"Coming back to film" definitely overstates it for this hobbyist in the sense that it's a move with zero impact beyond "Dad's pics take longer..." and by that time, nobody cares. So a move that began as a cheapster's justification for buying a film Leica as a way to possibly cut down gear when the magic day of adding a digital Leica might occur and I'd have only one set of lenses... simply led to a series of unexpected and in many cases "it'll never happen" events happening.
Digital finally worked after the fifth digital camera starting with a Pentax K-5 became a series of Fujis and finally a Sony A7RII. Sony solved the desire to use old Zeiss glass with image stabilization. But ultimately I found myself shooting digital B&W jpegs + RAW, and liked the B&W often better. Thinking I didn't want to spend the $'s on a Leica Monochrome, I went for an M4-2... again, the (uninformed) cheapster move. Added ZM lenses... 'cause yes, I a Zeiss man at heart.
That then led to developing my own film as a way to cut costs. Notice a consistent thread? Yep: Spend more money to spend less? Yep. (Fairly each trade out has a cost, too... so capital "burn" hasn't been inexpensive). So I bought that gear, and then had to figure how to digitize the negs... 'cause I ONLY have a digital printer and no place for a darkroom. By this time, I'd moved up to adding Medium Format... 'cause "they" made me do it. MF is cheaper than a Leica F/1.1 lens by a mile, right? Again, did it on the cheap: Bronica SQ-A... which was switched out to a Rolleiflex 6008... 'cause I'm a Zeiss man and an odd one. Oh... and I picked up a Jobo CPE2+ demo unit from Catlabs as along the way somewhere I'd begun trying to emphasize the consistency of the process... had artifacts I couldn't explain when using a Uniroller, and thought a full machine would solve those... and it did.
What I've found through the whole of this is that there was a world of skills I've had to tackle along the way. Most would never have been learned had I not ventured back into film, picked up a series of books on photography and the zone system, and done a world of things to try and acquire some technical competency. The challenge of learning has actually been the driving force. I believe this feeds back into photography generally no matter whether it's digital or analog, so there's no losses and only gains. But I've also found the truth is that there is no cheap way to go about it... at speed. And I've done the whole of this film journey in the past 12 months... so it has been at speed.

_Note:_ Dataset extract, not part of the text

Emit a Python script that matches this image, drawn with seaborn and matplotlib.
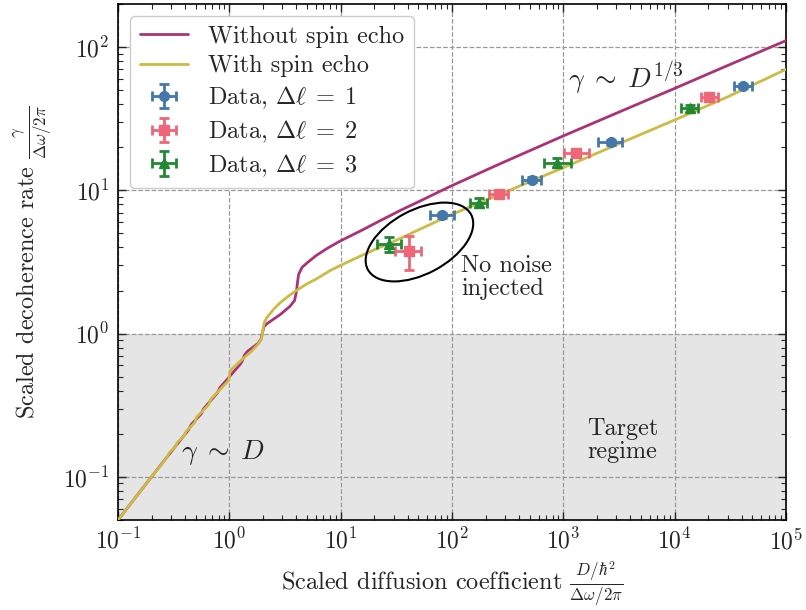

And in retrospect, I could have bought the Monochrome probably more than once. The only difference is that I've done it in small bites that made it more palatable, and so I did it. That's scarcely a virtue and more a defect truth be told. The digital Leica still hasn't happened and probably won't until an M10 or a Monochrome comes way down in price... somewhere likely after my life's course has run no doubt, or at least whenever it might happen that I can't (or won't choose to) process my own negatives anymore.
Do I want to wet print? Not really. I like to print big with digital, and have a fairly significant footprint there with Capture One, Imageprint and an Epson P800, and can do very nice work with it. Reaching the same level of proficiency with wet printing would take years I probably don't have, and the prints I've seen on some of Mitsubishi's PictorioPro film are as sweet as any wet print I've ever seen. But to try it here and there? Sure. It might be fun for a day but not for life.
For me at this point, the skills I want to learn have more to do behind the camera with light, composition and tone control than with the gear or the printing process. The gear has been fun but also time consuming, and now I see the real challenge as making a great image with the worst possible (okay... maybe not worst, but at least the antithesis of the gear head's idea of the perfect camera) gear is now more and more appealing. So yes, I've picked up a MF Folder to have something with me that gives me no edge, no assistance, and plenty of ways to just blow the whole thing. And that absolutely rocks! I love it.
Thanks for forcing me to collect my thoughts and take some truth serum. I think in many ways we go backwards - back to film - in order to go forward. And I am thankful for all the help so many of you on this forum have offered in assisting my engagement... KoFe has been outstanding in this, but so have so many others in the thirst for knowledge. Paying it forward... seems the only way to go.